What do you think about these five people a pastor needs?  Would you add any others?  Have you experienced some or all of these in your own ministry?  I’d like to hear your thoughts and experiences.

9 thoughts on “The Five People A Pastor Needs In Church”

  1. Really helpful. Thank you. It was encouraging to see people in ny congregation who are already fitting these roles. Reminded me of how blessed I am. Was also helpful to know who else I need to find.

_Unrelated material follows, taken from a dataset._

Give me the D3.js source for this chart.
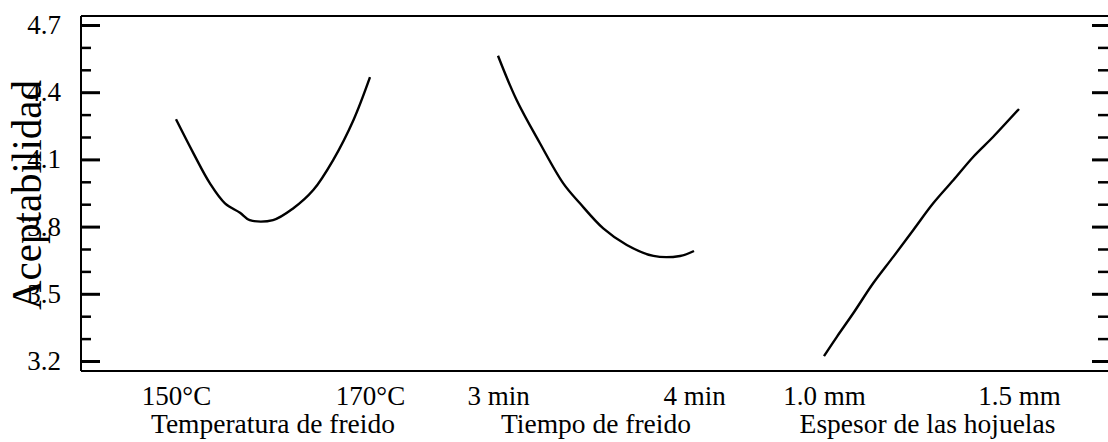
<!DOCTYPE html>
<html><head><meta charset="utf-8">
<script src="https://cdn.jsdelivr.net/npm/d3@7"></script>
<style>body{margin:0;background:#fff}svg{display:block}</style>
</head><body>
<svg id="c" width="1108" height="442"></svg>
<script>
// ---- data ----
const yTicksMajor = [3.2, 3.5, 3.8, 4.1, 4.4, 4.7];
const yTicksMinor = [3.3, 3.4, 3.6, 3.7, 3.9, 4.0, 4.2, 4.3, 4.5, 4.6];
const yLabel = "Aceptabilidad";

const tempX = [150, 151.8, 153.5, 155.05, 156.6, 157.6, 160.0, 162.1, 164.15, 166.2, 168.3, 170];
const tempY = [4.279, 4.127, 3.993, 3.904, 3.862, 3.829, 3.829, 3.882, 3.963, 4.097, 4.276, 4.467];

const timeX = [3.0, 3.095, 3.214, 3.333, 3.418, 3.537, 3.657, 3.793, 3.929, 4.0];
const timeY = [4.563, 4.365, 4.172, 3.993, 3.904, 3.792, 3.718, 3.669, 3.669, 3.691];

const thickX = [1.0, 1.033, 1.075, 1.126, 1.178, 1.229, 1.28, 1.332, 1.383, 1.434, 1.5];
const thickY = [3.222, 3.308, 3.413, 3.547, 3.666, 3.785, 3.904, 4.008, 4.112, 4.201, 4.325];

const panelDomains = [[150, 170], [3, 4], [1.0, 1.5]];
const panelTickLabels = [["150°C", "170°C"], ["3 min", "4 min"], ["1.0 mm", "1.5 mm"]];
const panelTitles = ["Temperatura de freido", "Tiempo de freido", "Espesor de las hojuelas"];
const panelSeries = [[tempX, tempY], [timeX, timeY], [thickX, thickY]];

// ---- layout ----
const svg = d3.select("#c");
const font = "'Liberation Serif','Times New Roman',serif";
const frameL = 81, frameT = 16, frameB = 371, frameR = 1108;
const y = d3.scaleLinear().domain([3.2, 4.7]).range([361, 25]);
const panelStarts = [176, 498, 824];
const panelWidths = [194, 196, 195];

// frame
svg.append("line").attr("x1", frameL).attr("x2", frameR).attr("y1", frameT).attr("y2", frameT)
  .attr("stroke", "#000").attr("stroke-width", 2);
svg.append("line").attr("x1", frameL).attr("x2", frameR).attr("y1", frameB).attr("y2", frameB)
  .attr("stroke", "#000").attr("stroke-width", 2);
svg.append("line").attr("x1", frameL).attr("x2", frameL).attr("y1", frameT).attr("y2", frameB)
  .attr("stroke", "#000").attr("stroke-width", 2);

// left axis
const leftMajor = d3.axisRight(y).tickValues(yTicksMajor).tickSize(19).tickFormat("");
const gL = svg.append("g").attr("transform", `translate(${frameL},0)`).call(leftMajor);
gL.select(".domain").remove();
gL.selectAll("line").attr("stroke-width", 3);
const leftMinor = d3.axisRight(y).tickValues(yTicksMinor).tickSize(10).tickFormat("");
const gLm = svg.append("g").attr("transform", `translate(${frameL},0)`).call(leftMinor);
gLm.select(".domain").remove();
gLm.selectAll("line").attr("stroke-width", 2.5);

// right ticks
const rightMajor = d3.axisLeft(y).tickValues(yTicksMajor).tickSize(16).tickFormat("");
const gR = svg.append("g").attr("transform", `translate(${frameR},0)`).call(rightMajor);
gR.select(".domain").remove();
gR.selectAll("line").attr("stroke-width", 3);
const rightMinor = d3.axisLeft(y).tickValues(yTicksMinor).tickSize(10).tickFormat("");
const gRm = svg.append("g").attr("transform", `translate(${frameR},0)`).call(rightMinor);
gRm.select(".domain").remove();
gRm.selectAll("line").attr("stroke-width", 2.5);

// y tick labels
svg.append("g").selectAll("text").data(yTicksMajor).join("text")
  .attr("x", 61).attr("y", d => y(d) + 9)
  .attr("text-anchor", "end").attr("font-family", font).attr("font-size", 27)
  .text(d => d.toFixed(1));

// y title
svg.append("text")
  .attr("transform", "translate(41,195) rotate(-90)")
  .attr("text-anchor", "middle").attr("font-family", font).attr("font-size", 43)
  .attr("textLength", 230).attr("lengthAdjust", "spacingAndGlyphs")
  .text(yLabel);

// panels
panelDomains.forEach((dom, i) => {
  const x = d3.scaleLinear().domain(dom).range([panelStarts[i], panelStarts[i] + panelWidths[i]]);
  const [xs, ys] = panelSeries[i];
  const pts = xs.map((v, k) => [v, ys[k]]);
  const line = d3.line().x(d => x(d[0])).y(d => y(d[1])).curve(d3.curveCatmullRom.alpha(0.5));
  svg.append("path").datum(pts).attr("d", line)
    .attr("fill", "none").attr("stroke", "#000").attr("stroke-width", 2.4).attr("stroke-linejoin", "round");

  const xa = d3.axisBottom(x).tickValues(dom).tickSize(0)
    .tickFormat((d, k) => panelTickLabels[i][k]);
  const g = svg.append("g").attr("transform", `translate(0,${frameB})`).call(xa);
  g.select(".domain").remove();
  g.selectAll("text").attr("font-family", font).attr("font-size", 27).attr("fill", "#000")
    .attr("dy", 0).attr("y", 34);

  svg.append("text")
    .attr("x", x((dom[0] + dom[1]) / 2) + (i === 2 ? 6 : 0)).attr("y", 433)
    .attr("text-anchor", "middle").attr("font-family", font).attr("font-size", 27.5)
    .text(panelTitles[i]);
});
</script>
</body></html>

    One thing I’d change is, we need a LOVING critic.

    Thanks again.

  2. Regarding #3, we have challenged our men to become part of the Nickel Defense. Sort of a play on words with a football defensive strategy, but we want men praying for our pastor. Men are challenged to carry a nickel in their pocket all week as a reminder to pray for the pastor at least five times that week (for ministry, family, marriage, inspiration, leadership, vision, etc.). Then on Sunday, give the nickel to the pastor before the service. We want our pastor preaching with a pocket full of nickels, which represents all the prayer that went up on his behalf.

  3. Ben, thanks for your comment. I’ve subscribed to your blog. Sounds like you guys are doing interesting stuff in London.

    Scott, what a great idea! Have you posted this on your blog? I’d like to link to it. Hope you guys are well.

  4. I find this very beneficial but disagree with the “critic” comments. I do not believe in “constuctive criticism.” Criticism is criticism no matter what! Criticism is a judging of something. I believe that a pastor that is sitting under the “under-shepherd” of Jesus has the vision for the work from the “Great Shepherd.” To criticize him is to imply that he is not hearing from Jesus about the ministry. When I say something to the pastor I build up what is positive about him and his work while praying for what I don’t agree with. If he has the ear of the Lord the Lord will minister what is right in the area – if I am wrong then God will show my. God says, “touch not my anointed” – I believe critisism underminds and does not build.

  5. Thanks for these thoughtful suggestions. I think the word that goes with all five roles at their best is “mature.” The best friends, counselors, pray-ers, critics and supportors are grown-up, spiritually and emotionally — as are the best pastors. (Of course pastors can also learn from managing our response to immature critics!)

  6. Praise Jesus . i thank you for your ministry to us.
    i AM A pastor from Uganda Africa married to Liz with 4 children , a founder of BACK TO PENTECOSTAL MOVEMENT MISSION ,and i have opened one church call BACK TO THE PENTECOSTAL CHURCH, under a tree with 4 members now we are 100 and many children in the church.
    I enjoyed and loved your web and teachings. My reason to write to you is i feel you to be my friend and a partner i feel you to visit me in Uganda , i felt to visit you but my church is not able to support me but i am thirsty for God. Reach me in Uganda if the holly spirit convicts you as he convicted me to email you.

    Waiting to heart from you. thank you.

  7. i totaly agree the four people we need but not a critic,we instead need a mentor to groom us to be with charactor in ministry.